Ketiga, negara harus menghilangkan penguasaan lahan yang luas oleh sekelompok kecil orang atau korporasi. Sistem yang ada saat ini meniadakan batasan dan kontrol terhadap penguasaan lahan. Akibatnya, banyak pengembang besar menguasai lahan yang amat luas yang itu sangat dibutuhkan rakyat.

Fenomena disebut land banking real ada, dimana terjadi penguasaan atas lahan yang luas yang nganggur alias tidak digarap. Monopoli kepemilikan ini membuat rakyat tidak bisa membeli tanah dan properti, kecuali melalui para pengembang tersebut, tentu dengan harga mahal.
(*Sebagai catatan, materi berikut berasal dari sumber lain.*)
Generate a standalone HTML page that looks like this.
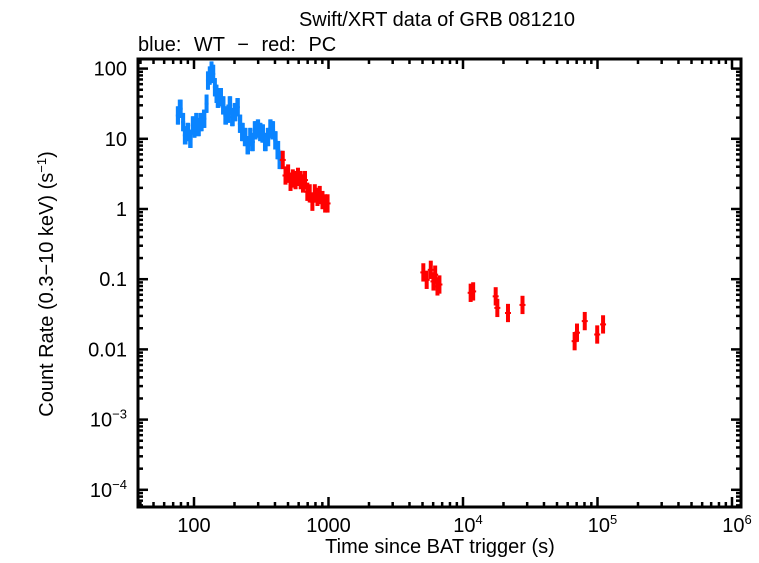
<!DOCTYPE html>
<html><head><meta charset="utf-8"><style>
body{margin:0;background:#fff;}
svg text{font-family:"Liberation Sans",Arial,sans-serif;fill:#000;}
</style></head><body>
<svg id="chart" width="759" height="558" viewBox="0 0 759 558" xmlns="http://www.w3.org/2000/svg">
<rect x="0" y="0" width="759" height="558" fill="#fff"/>
<text x="437" y="26" font-size="20" text-anchor="middle">Swift/XRT data of GRB 081210</text>
<text x="138" y="51" font-size="20" word-spacing="7">blue: WT − red: PC</text>
<text transform="translate(53,284) rotate(-90)" font-size="20" text-anchor="middle">Count Rate (0.3−10 keV) (s<tspan dy="-7" font-size="13">−1</tspan><tspan dy="7">)</tspan></text>
<text x="440" y="553" font-size="20" text-anchor="middle">Time since BAT trigger (s)</text>
<g id="marks"></g>
<g id="axes"></g>
</svg>
<script>
const wtTimes=[76,79,83,86,90,94,98,101,104,108,113,119,124,127,131,135,139,143,147,151,158,165,172,180,185,193,202,211,220,229,240,251,262,272,285,299,311,324,339,355,370,385,403,420,440];
const wtRates=[21.5,26.8,17.3,11.2,12.5,10,15.5,14,17.3,14.7,17.3,19.3,31.6,67.6,79.6,93.7,84,54.3,43.7,37.2,39.2,29.9,21.5,22.8,29.9,20.4,24,28.2,16.4,12.5,10.6,8.1,10.6,9.0,13.2,14,12.5,11.9,9.0,10.6,14,13.2,9.5,6.9,5.0];
const pcTimes=[457,479,501,522,543,569,593,621,646,669,696,725,759,791,828,861,902,944,984,5070,5370,5760,6030,6210,6460,6680,11400,11900,17500,18000,21600,27700,67600,70400,80400,99500,110000];
const pcRates=[5.0,3.0,3.2,2.44,2.72,2.58,2.87,2.58,2.31,2.58,1.76,1.67,1.27,1.67,1.49,1.58,1.34,1.2,1.2,0.125,0.098,0.136,0.093,0.116,0.079,0.084,0.064,0.067,0.057,0.039,0.033,0.043,0.0131,0.0173,0.0253,0.0163,0.0227];
const xTickVals=[100,1000,1e4,1e5,1e6];
const xTickLabels=["100","1000","10^4","10^5","10^6"];
const yTickVals=[100,10,1,0.1,0.01,1e-3,1e-4];
const yTickLabels=["100","10","1","0.1","0.01","10^−3","10^−4"];

const L=138,R=741,T=59,B=507;
const X=v=>194+134.5*(Math.log10(v)-2);
const Y=v=>209-70.2*Math.log10(v);
const NS="http://www.w3.org/2000/svg";
function mk(tag,attrs,parent){const e=document.createElementNS(NS,tag);for(const k in attrs)e.setAttribute(k,attrs[k]);parent.appendChild(e);return e;}
const marks=document.getElementById('marks');
const axes=document.getElementById('axes');

function drawSeries(times,rates,color,name,err,dense){
  for(let i=0;i<times.length;i++){
    const t=times[i],r=rates[i];
    const g=mk('g',{},marks);
    
    
    mk('line',{x1:X(t),x2:X(t),y1:Y(r*(1+err)),y2:Y(r/(1+err)),stroke:color,'stroke-width':dense?3:4},g);
    let hw=3;
    if(dense&&i<times.length-1)hw=Math.max(2,(X(times[i+1])-X(t))/2+1);
    mk('line',{x1:X(t)-hw,x2:X(t)+hw,y1:Y(r),y2:Y(r),stroke:color,'stroke-width':2},g);
    if(dense){mk('rect',{x:X(t)-hw,y:Y(r*(1+err)),width:2*hw,height:Y(r/(1+err))-Y(r*(1+err)),fill:color},g);}
  }
}
drawSeries(wtTimes,wtRates,'#0a84ff','wt-series',0.35,true);
drawSeries(pcTimes,pcRates,'#ff0000','pc-series',0.35,false);

const frame=mk('rect',{x:L,y:T,width:R-L,height:B-T,fill:'none',stroke:'#000','stroke-width':3},axes);



for(let d=1;d<=6;d++){for(let m=1;m<10;m++){const v=m*Math.pow(10,d);const x=X(v);if(x<L||x>R)continue;const len=m===1?10:5;
  mk('line',{x1:x,x2:x,y1:B,y2:B-len,stroke:'#000','stroke-width':2.5},axes);
  mk('line',{x1:x,x2:x,y1:T,y2:T+len,stroke:'#000','stroke-width':2.5},axes);}}
for(let d=-5;d<=2;d++){for(let m=1;m<10;m++){const v=m*Math.pow(10,d);const y=Y(v);if(y<T||y>B)continue;const len=m===1?10:5;
  mk('line',{x1:L,x2:L+len,y1:y,y2:y,stroke:'#000','stroke-width':2.5},axes);
  mk('line',{x1:R,x2:R-len,y1:y,y2:y,stroke:'#000','stroke-width':2.5},axes);}}

function label(txt,x,y,anchor,nm){
  const t=mk('text',{x:x,y:y,'font-size':20,'text-anchor':anchor},axes);
  
  
  const p=txt.split('^');
  t.appendChild(document.createTextNode(p[0]));
  if(p[1]){const s=mk('tspan',{dy:-8,'font-size':13},t);s.textContent=p[1];}
}
xTickVals.forEach((v,i)=>label(xTickLabels[i],X(v)+(xTickLabels[i].includes('^')?5:0),532,'middle','x-tick-label'));
yTickVals.forEach((v,i)=>label(yTickLabels[i],127,Y(v)+7,'end','y-tick-label'));
</script>
</body></html>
Sistem islam mengendalikan distribusi kekayaan. Syariat Islam mengatur, lahan yang selama tiga tahun ditelantarkan oleh pemiliknya akan disita oleh negara untuk diberikan kepada orang yang sanggup mengelolanya. Hal ini ditetapkan berdasarkan ijmak Sahabat. Dengan cara ini praktik monopoli lahan bisa dihapuskan dan rakyat berkesempatan untuk memiliki lahan dan hunian dengan cara yang mudah.
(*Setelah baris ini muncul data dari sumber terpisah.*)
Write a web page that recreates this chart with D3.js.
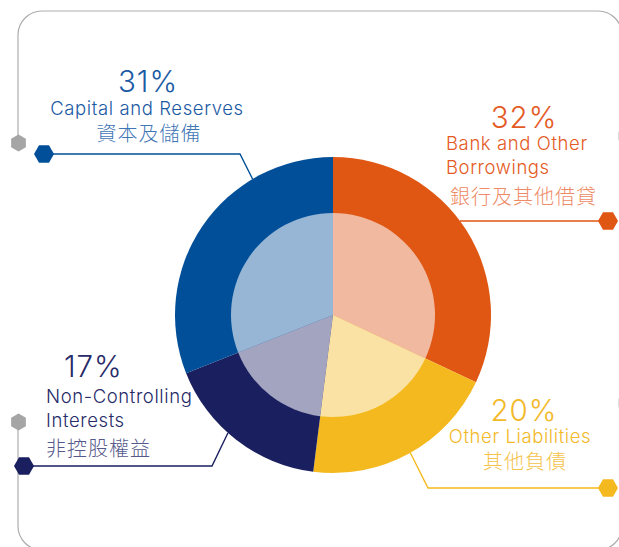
<!DOCTYPE html>
<html>
<head>
<meta charset="utf-8">
<script src="https://cdn.jsdelivr.net/npm/d3@7"></script>
<style>
  html, body { margin: 0; padding: 0; background: #fff; }
  svg { display: block; }
</style>
</head>
<body>
<div id="chart"></div>
<script>
// data
var categories = ["Bank and Other Borrowings", "Other Liabilities", "Non-Controlling Interests", "Capital and Reserves"];
var labelLines = [["Bank and Other", "Borrowings"], ["Other Liabilities"], ["Non-Controlling", "Interests"], ["Capital and Reserves"]];
var labelsZh = ["銀行及其他借貸", "其他負債", "非控股權益", "資本及儲備"];
var shares = [32, 20, 17, 31];

var outerColors = ["#e05613", "#f4b91e", "#1a1f60", "#004f98"];
var innerColors = ["#f1b9a0", "#f9e2a3", "#a3a4c0", "#97b6d5"];
var textColors = ["#e45a24", "#f3b928", "#272b68", "#1c5aa4"];
var zhColors = ["#ee8a66", "#f5c24a", "#55588a", "#3f76b6"];

var svgWidth = 619;
var svgHeight = 547;
var cx = 333, cy = 315;
var outerR = 158, innerR = 102;

var svg = d3.select("#chart")
  .append("svg")
  .attr("width", svgWidth)
  .attr("height", svgHeight);

// frame
svg.append("rect")
  .attr("x", 18).attr("y", 11)
  .attr("width", 604).attr("height", 539)
  .attr("rx", 24).attr("ry", 24)
  .attr("fill", "none")
  .attr("stroke", "#adadad")
  .attr("stroke-width", 1.2);

// cover the frame where it is broken between the grey hexagons
svg.append("rect").attr("x", 10).attr("y", 150).attr("width", 16).attr("height", 264).attr("fill", "#fff");
svg.append("rect").attr("x", 614).attr("y", 30).attr("width", 16).attr("height", 500).attr("fill", "#fff");

function hexPath(r, pointyTop) {
  var pts = d3.range(6).map(function(i) {
    var a = Math.PI / 3 * i + (pointyTop ? Math.PI / 6 : 0);
    return [r * Math.cos(a), r * Math.sin(a)];
  });
  return "M" + pts.join("L") + "Z";
}

// grey hexagons on the frame
var greyHex = [[18.5, 143], [18.5, 422], [626, 136], [626, 403]];
svg.selectAll(".ghex")
  .data(greyHex)
  .enter()
  .append("path")
  .attr("class", "ghex")
  .attr("transform", d => `translate(${d[0]}, ${d[1]})`)
  .attr("d", hexPath(8.5, true))
  .attr("fill", "#a5a5a5");

var pie = d3.pie().sort(null).value(d => d);
var arcs = pie(shares);

var chartGroup = svg.append("g")
  .attr("transform", `translate(${cx}, ${cy})`);

var outerArc = d3.arc().innerRadius(0).outerRadius(outerR);
var innerArc = d3.arc().innerRadius(0).outerRadius(innerR);

chartGroup.selectAll(".outer")
  .data(arcs)
  .enter()
  .append("path")
  .attr("class", "outer")
  .attr("d", outerArc)
  .attr("fill", (d, i) => outerColors[i]);

chartGroup.selectAll(".inner")
  .data(arcs)
  .enter()
  .append("path")
  .attr("class", "inner")
  .attr("d", innerArc)
  .attr("fill", (d, i) => innerColors[i]);

// leader lines: angle where they touch the pie, elbow, hexagon
var leaderAngles = [53.5, 150.7, 221.7, 329.4];
var elbows = [null, [428, 488], [212, 466], [240, 154]];
var hexes = [[608, 221], [608, 488], [24, 466], [44, 154]];

leaderAngles.forEach(function(a, i) {
  var p = d3.pointRadial(a * Math.PI / 180, outerR);
  var pts = [[cx + p[0], cy + p[1]]];
  if (elbows[i]) pts.push(elbows[i]);
  pts.push(hexes[i]);
  svg.append("path")
    .attr("d", d3.line()(pts))
    .attr("fill", "none")
    .attr("stroke", outerColors[i])
    .attr("stroke-width", 1.4);
  svg.append("path")
    .attr("transform", `translate(${hexes[i][0]}, ${hexes[i][1]})`)
    .attr("d", hexPath(10, false))
    .attr("fill", outerColors[i]);
});

// labels
var labelPos = [
  { pct: [524, 128], anchor: "start", x: 446, lines: [150, 174], zh: [450, 204] },
  { pct: [524, 421], anchor: "middle", x: 520, lines: [443], zh: [525, 469] },
  { pct: [64, 377], anchor: "start", x: 46, lines: [403, 427], zh: [46, 456] },
  { pct: [148, 92], anchor: "middle", x: 147, lines: [115], zh: [149, 141] }
];

var enFont = "Inter, 'Liberation Sans', Arial, sans-serif";
var zhFont = "'Noto Sans CJK TC', 'Noto Sans CJK SC', sans-serif";

labelPos.forEach(function(lp, i) {
  var g = svg.append("g");
  g.append("text")
    .attr("x", lp.pct[0]).attr("y", lp.pct[1])
    .attr("text-anchor", i == 2 ? "start" : "middle")
    .style("font-family", enFont)
    .style("font-size", "29.5px")
    .style("font-weight", 300)
    .style("letter-spacing", "1px")
    .attr("fill", textColors[i])
    .text(shares[i] + "%");
  labelLines[i].forEach(function(line, j) {
    g.append("text")
      .attr("x", lp.x).attr("y", lp.lines[j])
      .attr("text-anchor", lp.anchor)
      .style("font-family", enFont)
      .style("font-size", "18.5px")
      .style("font-weight", 300)
      .style("letter-spacing", "0.6px")
      .attr("fill", textColors[i])
      .text(line);
  });
  g.append("text")
    .attr("x", lp.zh[0]).attr("y", lp.zh[1])
    .attr("text-anchor", lp.anchor)
    .style("font-family", zhFont)
    .style("font-size", "20px")
    .style("font-weight", 300)
    .style("letter-spacing", "1px")
    .attr("fill", zhColors[i])
    .text(labelsZh[i]);
});
</script>
</body>
</html>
Keempat, negara dapat memberikan lahan kepada rakyat yang mampu mengelola lahan tersebut dengan cuma-cuma. Negara juga dapat memberikan insentif kepada rakyat untuk kemaslahatan hidup mereka. Nabi saw., selaku kepala negara, pernah memberikan lahan di tanah Al-‘Aqiq kepada Bilal bin Al-Harits; memberikan tanah kepada Wa’il bin Hujr di Hadhramaut; serta memberikan tanah kepada Umar dan Utsman serta para Sahabat yang lain. Khalifah Umar bin Khaththab ra. juga pernah memberikan bantuan dari baitulmal untuk petani di Irak demi membantu mereka menggarap lahan pertanian, juga untuk hajat hidup mereka. Negara dalam hal ini dapat memberikan insentif atau bantuan kepada rakyat dari pos kepemilikan umum, jizyah, kharaj, atau ganimah.

Demikianlah gambaran solusi Islam atas masalah perumahan bagi rakyat. Syariat Islam telah memiliki solusi kongkrit dalam persoalan ini. Sungguh Islam adalah satu-satunya ideologi yang menjamin keadilan dan menghilangkan kezaliman.